Windows 7 to ship without IE browser in Europe
Microsoft customers in Europe will have to install Web browsers of their choice, as the company seeks to skirt antitrust concerns.San Francisco -- Microsoft has said regulatory wrangling has prompted it to strip Internet Explorer Web browsers from copies of its Windows 7 operating system to be sold in Europe.
The US software giant said Thursday it still plans to release the next generation of its ubiquitous operating system worldwide on October 22, but customers in Europe will have to install Web browsers of their choice as the company seeks to skirt antitrust concerns.
"We're committed to making Windows 7 available in Europe at the same time that it launches in the rest of the world, but we also must comply with European competition law as we launch the product," Microsoft deputy general counsel Dave Heiner said in a statement.
"Given the pending legal proceeding, we've decided that instead of including Internet Explorer in Windows 7 in Europe, we will offer it separately and on an easy-to-install basis to both computer manufacturers and users."
Microsoft announced the development this week so computer makers can adapt to installing browsers in new machines running on the company's new operating system, according to Heiner.
"We need to address the legal realities in Europe, including the risk of large fines," Heiner said.
"We believe that this new approach, while not our first choice, is the best path forward given the ongoing legal case in Europe."
Microsoft is defending itself in the European Union against accusations of unfairly crushing rivals in the Web browser market.
The European Commission (EC), Europe's top competition watchdog, opened a new front in its epic antitrust battle with Microsoft in January, hitting the company with fresh charges of unfairly squashing competition.
Microsoft is to defend itself at a hearing, which companies are allowed to do under EU antitrust rules.

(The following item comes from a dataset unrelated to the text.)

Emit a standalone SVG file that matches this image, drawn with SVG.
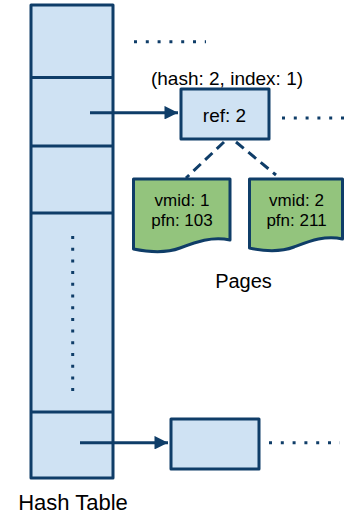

If Microsoft fails to beat back the charges, the EC could slap the company with huge new fines and order it to change its ways.
The commission on Thursday expressed scepticism over Microsoft's move and said it will decide soon whether the software powerhouse has abused its dominant position in the market and what fixes are needed.
"In terms of potential remedies, if the commission were to find that Microsoft had committed an abuse, the commission has suggested that consumers should be offered a choice of browser, not that Windows should be supplied without a browser at all," the EC said in a statement.
The commission said that if Microsoft's behaviour was found to be abusive it would have to evaluate whether the company's change is "sufficient to create genuine consumer choice on the web browser market."
The commission accuses Microsoft of crushing rivals by bundling IE into its Windows personal computer operating system, giving the program an unfair advantage over competitors' browsers.
The dispute goes back years. In a landmark antitrust case in 2004, the EC found that Microsoft had abused its dominant position and slapped a record 497-million-euro (690-million-dollar) fine on the company. In 2007, a European court upheld the verdict and the fine.
Heiner said Microsoft expects that stripping IE from Windows 7 will bolster its argument that it is not bundling software in order to suffocate competition.
"We know we need to have a clear plan in place to address the 'bundling' issue in Europe because, at the end of the day, the obligation to comply with European competition law belongs to Microsoft alone," Heiner said.
But the chief complainant in the European case against Microsoft, Opera Software, said the move to strip IE out of Windows 7 in Europe was a Microsoft reaction "under pressure" that fell well short of the rival's expectations.
"I don't believe this is going to restore competition in the marketplace," Opera chief technology officer Hakon Wium Lie told online tech publication CNET.
Lie said he wants users to be given a choice of different browsers they could download the first time they access the Internet.
Microsoft appears to want to ease the adoption of Windows 7, according to analyst Michael Cherry of Directions On Microsoft, a private firm that tracks the Redmond, Washington colossus.
The system's predecessor, Vista, has been criticized and shunned by many computer users. Microsoft wants Windows 7 to be embraced worldwide.
Shipping Windows 7 without IE frees computer manufacturers to make deals to pre-install other browsers such as Google's Chrome.
Lie said Opera could theoretically strike a deal with PC makers to have their browser pre-installed on computers, but that only US giant Google would have pockets deep enough for such a move.